Tengiz is a prize, and Chevron has spent bundles to secure it. In the nearby city of Atyrau, the headquarters and logo of Chevron's joint venture dominate the skyline, while company townhouses in the city center include pools, a gym, and schools for the expat oilmen and their families. You would think Chevron's victory in this remote oil patch was complete.

Yet getting the oil out of the landlocked country has always been a tricky affair: Russia has blocked, stalled, and restricted the flow of Tengiz oil through its territory since the first day Chevron took over the field. Teaming up with the Kazakhs, Chevron has resorted to shipping some of its oil across the Caspian Sea to Baku, the capital of Azerbaijan, and then via pipeline and railroad to Georgia's Black Sea coast in an effort to avoid Russia. These days, Chevron does ship most of its oil through Russia, but for safety's sake it hopes to build a long, new pipeline across Georgia and export more through that route.

EXPORT SETBACK

The plans for the corridor, though, were drawn before Russia's summer romp through Georgia. Suddenly, that tiny Caucasian state—embraced by Washington in a bold plan to pry it away from Moscow's grip—seems much less secure. The republics along the route and the companies working there are wearing their game faces, saying it's not clear the conflict in Georgia changed anything. Chevron regional vice-president Ian MacDonald says "it's too early to say" whether the Georgia events will cause transportation problems. But already Kazakhstan has canceled plans to build a refinery on the Georgian coast, and Big Oil is privately scrambling to assess how much of a setback its export plans have suffered.

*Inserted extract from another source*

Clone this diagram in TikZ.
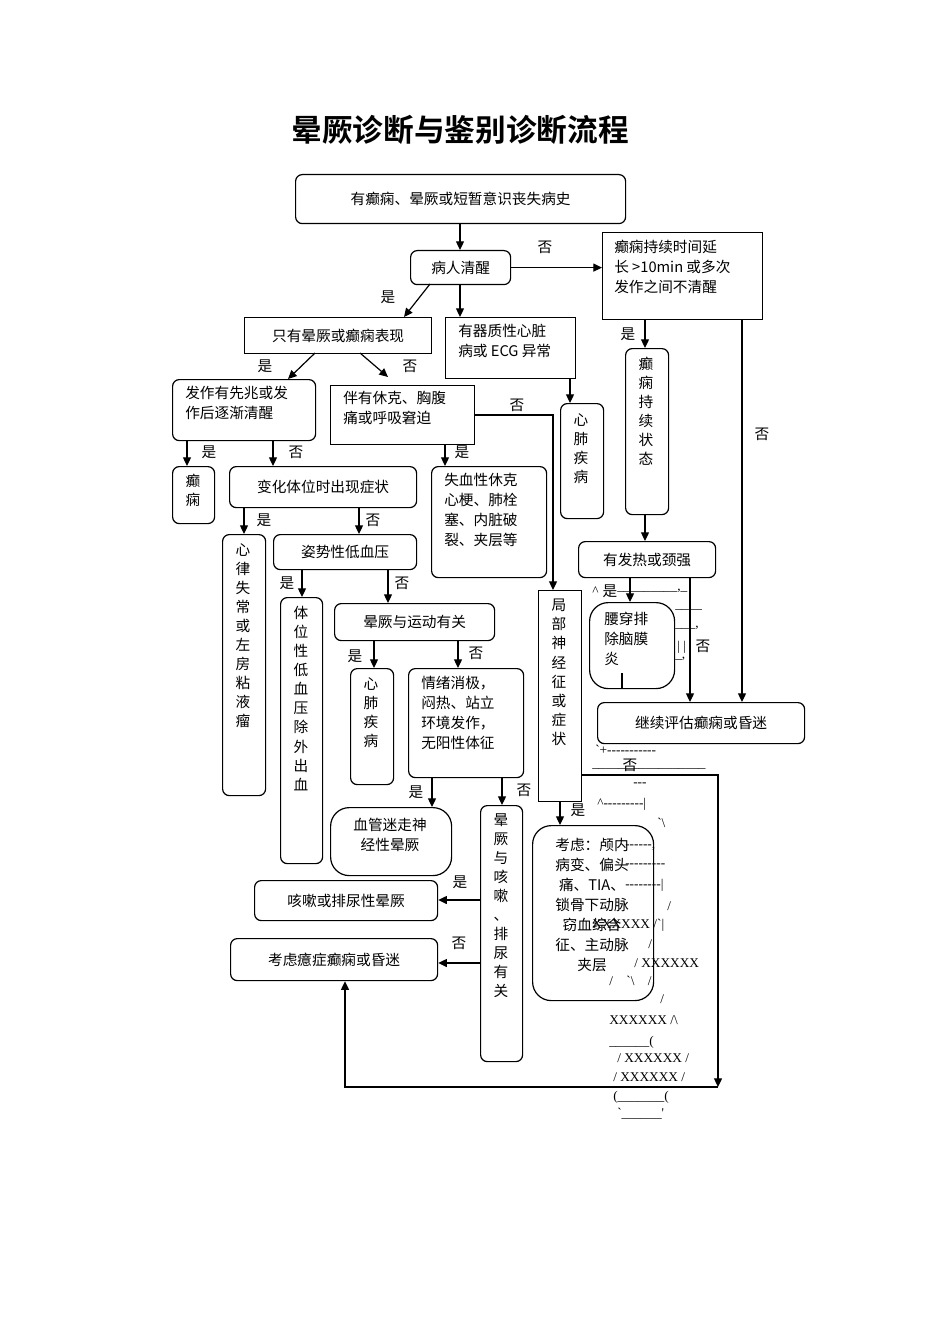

The face-off with Moscow could affect not only Georgian sovereignty but also the energy business all the way from Kazakhstan to Western Europe. For the landlocked Caspian nations, it could become difficult or even impossible to secure the financing they need to expand the oil-and-gas corridor to the Georgian Black Sea. For Europe, which receives a full third of its natural gas and oil from Russia, the danger is that Moscow becomes far more demanding on political and economic issues. "There has been a decided shift in negotiating power," says Jonathan Simpson, a legal adviser on European gas pipeline deals with Russia. "This excursion has given [the Russians] a big stick at the table . . . . I don't see pressure from the U.S. having any impact at all."

SPIGOT STRATEGY

Even before the Georgia mini-war, Russia was playing for keeps in the region. Starting in the 1990s, Russia often got its way by manipulating its oil and natural gas pipelines, which, despite the West's efforts, still dominate Caspian output. Russian pipelines ship more than 85% of the 6.3 million barrels of oil exported daily from the former Soviet Union. In its struggles with the republics, Russia has turned its spigots off and on repeatedly. In 1993, for instance, Moscow shut off Turkmenistan's gas exports to the West, forcing the Turkmen to sell at a lower price to Ukraine.

Kazakhstan has been the biggest prize of all. It didn't look that way in the Soviet Union's last days, when the flow of money from Moscow slowed considerably, and Kazakhstan had to take out a loan to feed its cattle. It had Tengiz, with at least 9 billion barrels of reserves, plus 13 billion-barrel Kashagan, the largest oil discovery anywhere in 40 years. Yet it was still hard to picture how a territory lacking a single private office building, in which the biggest business was importing Coke and whiskey, would become a petro-state.